Super Chikan winces with the ecstasy of every note as he puts the hurt on his new slide guitar. This isn't just any guitar; it's an electric "Chikantar" he built himself, using a cigar box for the body, a muffler bracket for a tailpiece, a screen door handle for a bridge, an ax handle for the neck, a piece of cyclone fence for reinforcement and a cabinet door latch for a nut. And, of course, his trademark rooster head is carved into the end.

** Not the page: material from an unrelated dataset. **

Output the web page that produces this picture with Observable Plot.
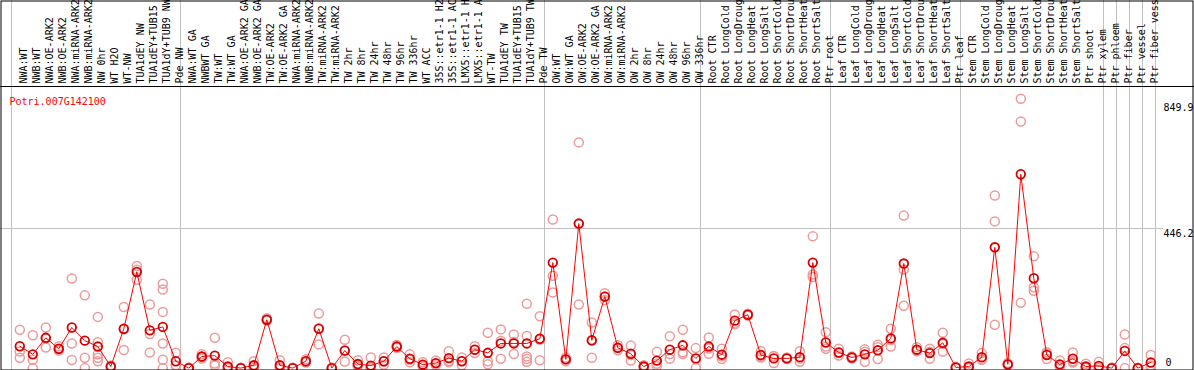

The instruments double as folk art on which Johnson paints scenes of his native Mississippi Delta, and they have made some scenes themselves, including the Delta's largest blues festival. "Man, I tore that audience up at the Sunflower Festival last summer," he said. "Dude who was headlining after me got up in a rage, said I didn't leave nothing left for him."


Johnson is sitting in his Clarksdale studio just down the road from the crossroads of two highways — U.S. 49 and U.S. 61 — the solar plexus of blues traveling, where legend has it that another bluesman, Robert Johnson, sold his soul to the devil so he could play this music.


From Robert Johnson and others, a tradition spread that has made this landscape world famous. Super Chikan's unique sound is yet another thing that Chicago and Memphis, Tenn., will never have. Nor will New Orleans, on whose streets the other true American art form, jazz, was born.


In fact, my friend Ellen and I drove five hours from the Big Easy, searching for the roots to the blues. We found them within an hour of Clarksdale, this northernmost focal point of the Delta. Our blues tour was a weekend getaway, one full of warm smiles, good food and Southern hospitality.


Like Chikantars, which are mostly made from scrap, the blues — came from what few things people had.


"I started out with nothing and still got a whole lot of it left," Super Chikan says. "Heck, got a master's degree in being poor and broke.


"I'm left-handed, left-footed, left-brained and left out," he says. A couple of bulbs dangle from his low studio ceiling, where late afternoon sheds blue light through the three small windows. Innumerable paint tubes, brushes, power tools and wrenches are strewn about.


He runs his hand over his latest Chikantar, a portrait of Robert Johnson freshly dried on its front. Like Johnson, Chikan is on the verge of becoming one of the rare Delta musicians to get the credit they deserve. "Fixin' to take this one to Japan," he says, beaming.


"The governor and I are goin' to represent Mississippi."


I ask how long he's been playing.


"Oh, not too long," he says with a sigh. "About 100 years."


One hundred years ago and 15 miles south, composer W.C. Handy was sitting at a train depot and heard a man playing a guitar: "His clothes were rags; his feet peeped out of his shoes. His face had on it some of the sadness of ages…. [It was] the weirdest music I had ever heard." No one knows who the guitarist was, but Handy put a color to the sound, and the "blues" was born.